The workers take it without complaint, none more so than Lazzaro (Adriano Tardiolo), an angel-faced lad whose default setting is guileless incomprehension. To borrow a phrase from Jackson Browne, who once said it was given to him by Warren Zevon, Lazzaro is a happy idiot, delighted to go along with anything and everything asked of him, including when the rich family’s callow son, Tancredi, fakes his own kidnapping.

Eventually — things move slowly in these parts, you understand — this brings the police, who discover what the Marquise Alfonsino de Luna is up to decades after sharecropping had been abolished. The rich folks lose their estate, Lazzaro falls off a cliff — yeah, it’s that sudden and that casual — and somehow we end up in a very different movie.

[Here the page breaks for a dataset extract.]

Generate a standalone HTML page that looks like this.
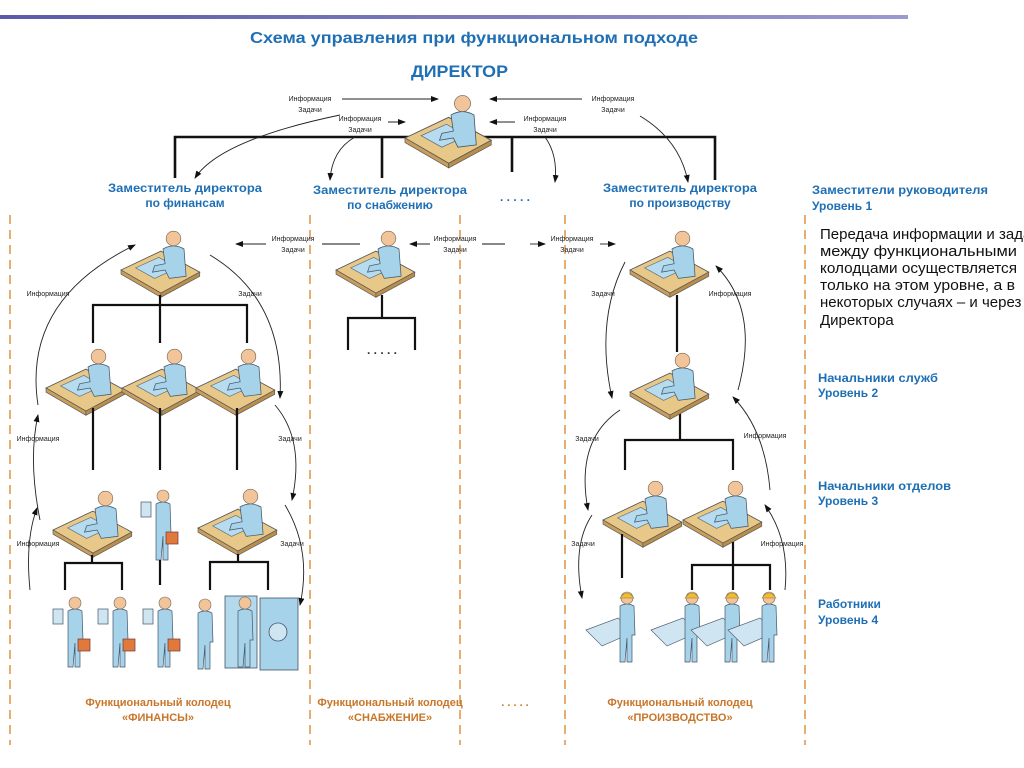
<!DOCTYPE html>
<html><head><meta charset="utf-8"><style>
html,body{margin:0;padding:0;background:#fff;width:1024px;height:768px;overflow:hidden}
svg{display:block}
text{font-family:"Liberation Sans",sans-serif}
.t{fill:#1f6fb5;font-weight:bold;font-size:12px}
.s{font-size:7px;fill:#222}
.o{fill:#c8762a;font-weight:bold;font-size:11px}
.k{stroke:#111;stroke-width:2.2;fill:none}
.a{stroke:#222;stroke-width:0.9;fill:none;marker-end:url(#ar)}
.d{stroke:#e39a4e;stroke-width:1.6;stroke-dasharray:9,6}
.b{fill:#111;font-size:15px}
</style></head><body>
<svg width="1024" height="768" viewBox="0 0 1024 768">
<defs>
<marker id="ar" markerWidth="8" markerHeight="8" refX="7" refY="4" orient="auto" markerUnits="userSpaceOnUse"><path d="M0,1 L8,4 L0,7 Z" fill="#111"/></marker>
<linearGradient id="pl" x1="0" x2="1"><stop offset="0" stop-color="#5a5aa8"/><stop offset="1" stop-color="#9a9ad0"/></linearGradient>
<g id="dp">
<path d="M0,40 L38,22 L75,42 L38,62 Z" fill="#e8c888" stroke="#555" stroke-width="0.8"/>
<path d="M0,40 L38,62 L38,66 L0,44 Z" fill="#c99e5c" stroke="#555" stroke-width="0.6"/>
<path d="M38,62 L75,42 L75,46 L38,66 Z" fill="#b98e4c" stroke="#555" stroke-width="0.6"/>
<path d="M14,38 L36,28 L54,38 L32,48 Z" fill="#b7dcef" stroke="#567" stroke-width="0.6"/>
<path d="M40,20 Q50,14 60,20 L62,46 L46,48 L42,40 L30,42 L32,36 L42,34 Z" fill="#a6d2ea" stroke="#456" stroke-width="0.7"/>
<circle cx="50" cy="10" r="7" fill="#f1c49a" stroke="#765" stroke-width="0.6"/>
</g>
<g id="sp">
<path d="M8,16 Q15,12 22,16 L23,45 L20,45 L20,72 L15,72 L15,48 L13,72 L8,72 L8,45 Z" fill="#a6d2ea" stroke="#456" stroke-width="0.7"/>
<circle cx="15" cy="8" r="6" fill="#f1c49a" stroke="#765" stroke-width="0.6"/>
</g>
<g id="fp"><use href="#sp"/><rect x="-7" y="14" width="10" height="15" fill="#cfe6f2" stroke="#456" stroke-width="0.7"/><rect x="18" y="44" width="12" height="12" fill="#e07a3c" stroke="#733" stroke-width="0.7"/></g>
<g id="wk"><path d="M-14,40 L18,28 L34,42 L2,56 Z" fill="#cfe6f2" stroke="#567" stroke-width="0.7"/><use href="#sp" transform="translate(12,0)"/><path d="M20,8 Q27,-2 34,8 Z" fill="#f2bf2a" stroke="#875" stroke-width="0.6"/></g>
</defs>
<rect x="0" y="15" width="908" height="4" fill="url(#pl)"/>
<text x="250" y="43" textLength="448" lengthAdjust="spacingAndGlyphs" style="fill:#1f6fb5;font-weight:bold;font-size:16px">Схема управления при функциональном подходе</text>
<text x="411" y="77" textLength="97" lengthAdjust="spacingAndGlyphs" style="fill:#1f6fb5;font-weight:bold;font-size:17px">ДИРЕКТОР</text>

<line class="d" x1="10" y1="215" x2="10" y2="745"/>
<line class="d" x1="310" y1="215" x2="310" y2="745"/>
<line class="d" x1="460" y1="215" x2="460" y2="745"/>
<line class="d" x1="565" y1="215" x2="565" y2="745"/>
<line class="d" x1="805" y1="215" x2="805" y2="745"/>

<path class="k" d="M175,178 V137 H715 V180 M382,137 V178 M512,137 V172" style="stroke-width:2.6"/>
<use href="#dp" transform="translate(405,92) scale(1.15)"/>
<text class="s" x="310" y="101" text-anchor="middle">Информация</text><text class="s" x="310" y="112" text-anchor="middle">Задачи</text>
<path class="a" d="M342,99 H438"/><path class="a" d="M340,115 Q220,140 195,178"/>
<text class="s" x="360" y="121" text-anchor="middle">Информация</text><text class="s" x="360" y="132" text-anchor="middle">Задачи</text>
<path class="a" d="M388,122 H405"/><path class="a" d="M355,137 Q332,150 330,180"/>
<text class="s" x="613" y="101" text-anchor="middle">Информация</text><text class="s" x="613" y="112" text-anchor="middle">Задачи</text>
<path class="a" d="M582,99 H490"/><path class="a" d="M640,116 Q680,140 688,182"/>
<text class="s" x="545" y="121" text-anchor="middle">Информация</text><text class="s" x="545" y="132" text-anchor="middle">Задачи</text>
<path class="a" d="M515,122 H490"/><path class="a" d="M545,137 Q558,155 555,182"/>

<text class="t" x="108" y="192" textLength="154" lengthAdjust="spacingAndGlyphs">Заместитель директора</text><text class="t" x="185" y="207" text-anchor="middle">по финансам</text>
<text class="t" x="313" y="194" textLength="154" lengthAdjust="spacingAndGlyphs">Заместитель директора</text><text class="t" x="390" y="209" text-anchor="middle">по снабжению</text>
<text class="t" x="515" y="201" text-anchor="middle">. . . . .</text>
<text class="t" x="603" y="192" textLength="154" lengthAdjust="spacingAndGlyphs">Заместитель директора</text><text class="t" x="680" y="207" text-anchor="middle">по производству</text>
<text class="t" x="812" y="194" textLength="176" lengthAdjust="spacingAndGlyphs">Заместители руководителя</text><text class="t" x="812" y="210">Уровень 1</text>

<text class="b" x="820" y="239">Передача информации и задач</text>
<text class="b" x="820" y="256" textLength="197" lengthAdjust="spacingAndGlyphs">между функциональными</text>
<text class="b" x="820" y="273" textLength="197" lengthAdjust="spacingAndGlyphs">колодцами осуществляется</text>
<text class="b" x="820" y="290" textLength="195" lengthAdjust="spacingAndGlyphs">только на этом уровне, а в</text>
<text class="b" x="820" y="307">некоторых случаях – и через</text>
<text class="b" x="820" y="325">Директора</text>

<text class="t" x="818" y="382" textLength="120" lengthAdjust="spacingAndGlyphs">Начальники служб</text><text class="t" x="818" y="397">Уровень 2</text>
<text class="t" x="818" y="490" textLength="133" lengthAdjust="spacingAndGlyphs">Начальники отделов</text><text class="t" x="818" y="505">Уровень 3</text>
<text class="t" x="818" y="608">Работники</text><text class="t" x="818" y="624">Уровень 4</text>

<use href="#dp" transform="translate(121,228) scale(1.05)"/>
<use href="#dp" transform="translate(336,228) scale(1.05)"/>
<use href="#dp" transform="translate(630,228) scale(1.05)"/>
<text class="s" x="293" y="241" text-anchor="middle">Информация</text><text class="s" x="293" y="252" text-anchor="middle">Задачи</text>
<path class="a" d="M266,244 H236"/><path class="k" style="stroke-width:0.9" d="M322,244 H360"/>
<text class="s" x="455" y="241" text-anchor="middle">Информация</text><text class="s" x="455" y="252" text-anchor="middle">Задачи</text>
<path class="a" d="M430,244 H410"/><path class="k" style="stroke-width:0.9" d="M482,244 H505"/>
<text class="s" x="572" y="241" text-anchor="middle">Информация</text><text class="s" x="572" y="252" text-anchor="middle">Задачи</text>
<path class="a" d="M530,244 H545"/><path class="a" d="M600,244 H615"/>

<path class="k" d="M382,295 V318 M348,350 V318 H415 V350"/>
<text class="t" x="382" y="354" text-anchor="middle" style="fill:#333">. . . . .</text>

<path class="k" d="M160,295 V305 M93,343 V305 H247 V343 M160,305 V343"/>
<use href="#dp" transform="translate(46,346) scale(1.05)"/><use href="#dp" transform="translate(122,346) scale(1.05)"/><use href="#dp" transform="translate(196,346) scale(1.05)"/>
<path class="k" d="M93,408 V470 M160,408 V470 M237,408 V470"/>
<use href="#dp" transform="translate(53,488) scale(1.05)"/>
<use href="#fp" transform="translate(148,488)"/>
<use href="#dp" transform="translate(198,486) scale(1.05)"/>
<path class="k" d="M92,555 V563 M65,590 V563 H122 V590 M160,560 V585 M238,554 V562 M210,590 V562 H268 V590"/>
<use href="#fp" transform="translate(60,595)"/><use href="#fp" transform="translate(105,595)"/><use href="#fp" transform="translate(150,595)"/>
<use href="#sp" transform="translate(190,597)"/>
<rect x="225" y="596" width="32" height="72" fill="#b3d9ec" stroke="#456" stroke-width="0.8"/>
<use href="#sp" transform="translate(230,595)"/>
<rect x="260" y="598" width="38" height="72" fill="#a6d2ea" stroke="#456" stroke-width="0.8"/>
<circle cx="278" cy="632" r="9" fill="#cfe6f2" stroke="#456" stroke-width="0.8"/>

<text class="s" x="48" y="296" text-anchor="middle">Информация</text>
<path class="a" d="M38,405 Q22,300 135,245"/>
<text class="s" x="38" y="441" text-anchor="middle">Информация</text>
<path class="a" d="M40,520 Q28,460 38,415"/>
<text class="s" x="38" y="546" text-anchor="middle">Информация</text>
<path class="a" d="M30,590 Q25,540 37,508"/>
<text class="s" x="250" y="296" text-anchor="middle">Задачи</text>
<path class="a" d="M210,255 Q285,300 280,398"/>
<text class="s" x="290" y="441" text-anchor="middle">Задачи</text>
<path class="a" d="M275,405 Q305,440 292,500"/>
<text class="s" x="292" y="546" text-anchor="middle">Задачи</text>
<path class="a" d="M285,505 Q312,550 300,605"/>

<path class="k" d="M677,295 V352 M680,408 V440 M625,470 V440 H733 V470"/>
<use href="#dp" transform="translate(630,350) scale(1.05)"/>
<use href="#dp" transform="translate(603,478) scale(1.05)"/><use href="#dp" transform="translate(683,478) scale(1.05)"/>
<path class="k" d="M622,534 V578 M733,542 V565 M692,590 V565 H770 V590 M733,565 V590"/>
<use href="#wk" transform="translate(600,590)"/><use href="#wk" transform="translate(665,590)"/><use href="#wk" transform="translate(705,590)"/><use href="#wk" transform="translate(742,590)"/>
<text class="s" x="603" y="296" text-anchor="middle">Задачи</text>
<path class="a" d="M625,262 Q595,320 612,398"/>
<text class="s" x="730" y="296" text-anchor="middle">Информация</text>
<path class="a" d="M738,390 Q760,310 716,266"/>
<text class="s" x="587" y="441" text-anchor="middle">Задачи</text>
<path class="a" d="M620,410 Q575,440 588,510"/>
<text class="s" x="765" y="438" text-anchor="middle">Информация</text>
<path class="a" d="M770,490 Q765,430 733,397"/>
<text class="s" x="583" y="546" text-anchor="middle">Задачи</text>
<path class="a" d="M592,515 Q572,545 582,598"/>
<text class="s" x="782" y="546" text-anchor="middle">Информация</text>
<path class="a" d="M785,590 Q790,540 765,505"/>

<text class="o" x="158" y="706" text-anchor="middle">Функциональный колодец</text><text class="o" x="158" y="721" text-anchor="middle">«ФИНАНСЫ»</text>
<text class="o" x="390" y="706" text-anchor="middle">Функциональный колодец</text><text class="o" x="390" y="721" text-anchor="middle">«СНАБЖЕНИЕ»</text>
<text class="o" x="515" y="706" text-anchor="middle">. . . . .</text>
<text class="o" x="680" y="706" text-anchor="middle">Функциональный колодец</text><text class="o" x="680" y="721" text-anchor="middle">«ПРОИЗВОДСТВО»</text>
</svg>
</body></html>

In the second half of “Happy as Lazzaro,” everyone has moved to the city, though they’re no better off there than they were as sharecroppers. More significantly, Lazzaro wakes up from his guaranteed-to-be-fatal fall — and not only is he not dead, he hasn’t aged a day, while everyone around him is at least a decade older.

He is not, though, any smarter than he was before the fall. The happy idiot, it seems, is actually a holy fool — think Chauncey Gardner in “Being There,” but with fluffier hair and a tougher life.

The second half of “Happy as Lazzaro” settles firmly into the realm of fable, hovering somewhere between a charming fable and an unpleasant one. Some people have called it humanist, though it’s hard to see how a film in which every single person is a cheat, a swindler, a rube or a mark, except for the one who’s an actual saint, is entirely embracing of the human spirit.

But Rohrwacher and her director of photography Hélène Louvart has a knack for gorgeous, lovely visuals, enough that it’s possible to fall under their spell as Lazzaro works his holy-fool book of tricks, sweet cluelessness somehow making everything OK.

Most of the Cannes audience went with it wholeheartedly, though the threat of it all collapsing into silliness is never far away. To paraphrase Chauncey Gardner, Rochwacher gave them something they liked to watch.